As Stamos sees it, there is an alternative reality in which the U.S. electorate would be better off heading into its next major nationwide voting day, but critical steps haven’t been taken.
“As a society, we have not responded to the 2016 election in the way that would’ve been necessary to have a more trustworthy midterms,” he said. “There have been positive changes, but overall security of campaigns [is] not that much better, and the actual election infrastructure isn’t much better.”
Stamos believes that it’s important to remember that foreign adversaries can’t dictate the outcome of an election with any kind of guarantee. What they can do — and what he calls his “big fear” — is that they can still mess everything up in a way that calls the entire system into question.

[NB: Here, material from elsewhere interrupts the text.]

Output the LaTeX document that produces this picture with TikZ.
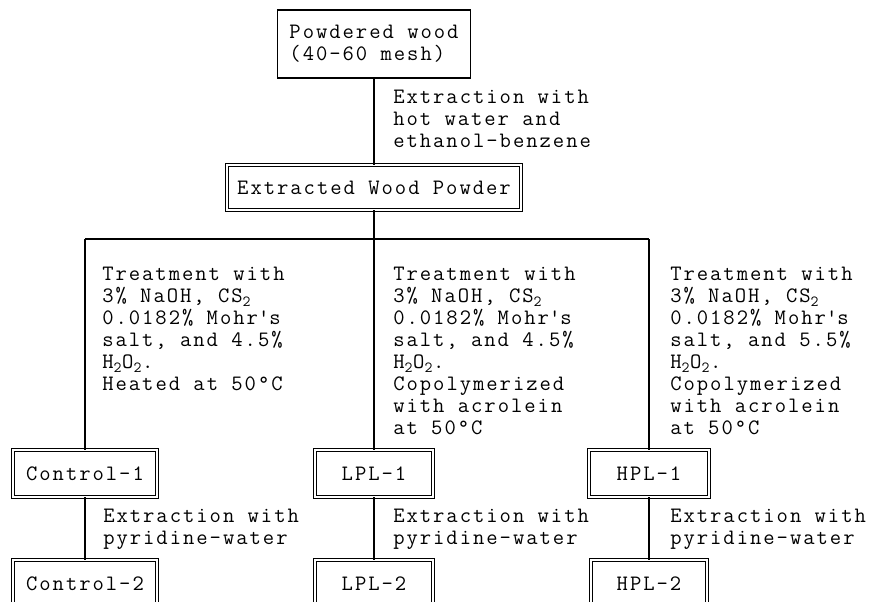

“In most cases, throwing an election one way or another is going to be very difficult for a foreign adversary, but throwing any election into chaos is totally doable right now,” he said. “That’s where we haven’t moved forwards. ”
Stamos gave examples of attacks on voter registration sites that lose voter data or denial-of-service attacks on the day of elections.
“With a disinformation campaign at the same time, you can make it so that you have half the country that thinks the election was thrown,” he said.
To a foreign adversary seeking to undermine U.S. democracy, creating that kind of doubt isn’t very technically difficult. Even with no votes changed and no voting systems breached, a little doubt goes a very long way toward accomplishing the same goals as a more sophisticated hacking campaign.
Stamos cites new ad funding disclosures as one substantive change that will help make U.S. democracy healthier, but more efforts need to be taken.
“Russian interference or not, we do not want a future where campaigns and candidates are cutting up the electorate into smaller and smaller pieces — so I think ad transparency is the first step there,” he said.
In some cases, those efforts will require a major shift in the way both the U.S. government and private social media companies have conducted themselves. For one, as he wrote in Lawfare, the U.S. needs “an independent, defense-only cybersecurity agency with no intelligence, military or law enforcement responsibility” rather than a patchwork of agencies each partially responsible for cybersecurity defense.
The news may not be great for 2018, but a strong dose of realism now will amplify the clarion call to do better before 2020.